=== Given problem ===
Transcribe all of the material exactly. Any picture in it should be left out.

>> start

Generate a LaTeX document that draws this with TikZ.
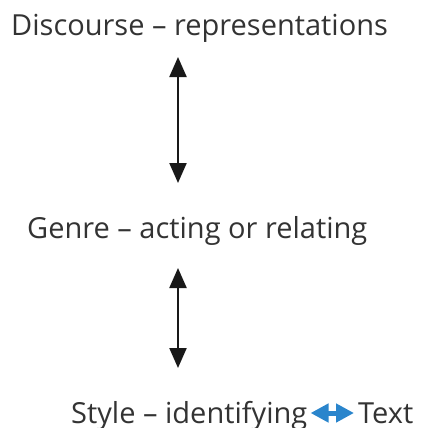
\documentclass[tikz,border=0pt]{standalone}
\usepackage{fontspec}
\setmainfont{Open Sans}
\usepackage{tikz}
\usetikzlibrary{arrows.meta, positioning, calc}
\definecolor{mygrey}{HTML}{333333}
\definecolor{myblue}{HTML}{2A85CC}
\tikzset{
level/.style={font=\fontsize{29}{32}\selectfont, text=mygrey, inner sep=0pt, anchor=base},
updown/.style={line width=2.2pt, black!90, >={Triangle[length=20pt,width=17pt]}, <->},
sideways/.style={line width=5pt, myblue, >={Triangle[length=18pt,width=18pt]}, <->}
}

\begin{document}
\begin{tikzpicture}[x=1pt,y=1pt]
\useasboundingbox (0,0) rectangle (426,-428);

\node[level, anchor=base west] (disc) at (11,-36) {Discourse -- representations};
\node[level, anchor=base west] (genre) at (27,-238) {Genre -- acting or relating};
\node[level, anchor=base west] (style) at (71,-423) {Style -- identifying};
\node[level, anchor=base west] (text) at (358,-423) {Text};

% vertical links
\draw[updown] ([yshift=-21pt]disc.base west -| 178,0) -- ([yshift=55pt]genre.base west -| 178,0);
\draw[updown] ([yshift=-30pt]genre.base west -| 178,0) -- ([yshift=55pt]style.base west -| 178,0);

% blue link
\draw[sideways] ([xshift=3pt,yshift=10pt]style.base east) -- ([xshift=-4pt,yshift=10pt]text.base west);
\end{tikzpicture}
\end{document}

>> end

=== Exercise result ===
Generate a LaTeX document that draws this with TikZ.
\documentclass[tikz,border=0pt]{standalone}
\usepackage{fontspec}
\setmainfont{Open Sans}
\usepackage{tikz}
\usetikzlibrary{arrows.meta, positioning, calc}
\definecolor{mygrey}{HTML}{333333}
\definecolor{myblue}{HTML}{2A85CC}
\tikzset{
level/.style={font=\fontsize{29}{32}\selectfont, text=mygrey, inner sep=0pt, anchor=base},
updown/.style={line width=2.2pt, black!90, >={Triangle[length=20pt,width=17pt]}, <->},
sideways/.style={line width=5pt, myblue, >={Triangle[length=18pt,width=18pt]}, <->}
}

\begin{document}
\begin{tikzpicture}[x=1pt,y=1pt]
\useasboundingbox (0,0) rectangle (426,-428);

\node[level, anchor=base west] (disc) at (11,-36) {Discourse -- representations};
\node[level, anchor=base west] (genre) at (27,-238) {Genre -- acting or relating};
\node[level, anchor=base west] (style) at (71,-423) {Style -- identifying};
\node[level, anchor=base west] (text) at (358,-423) {Text};

% vertical links
\draw[updown] ([yshift=-21pt]disc.base west -| 178,0) -- ([yshift=55pt]genre.base west -| 178,0);
\draw[updown] ([yshift=-30pt]genre.base west -| 178,0) -- ([yshift=55pt]style.base west -| 178,0);

% blue link
\draw[sideways] ([xshift=3pt,yshift=10pt]style.base east) -- ([xshift=-4pt,yshift=10pt]text.base west);
\end{tikzpicture}
\end{document}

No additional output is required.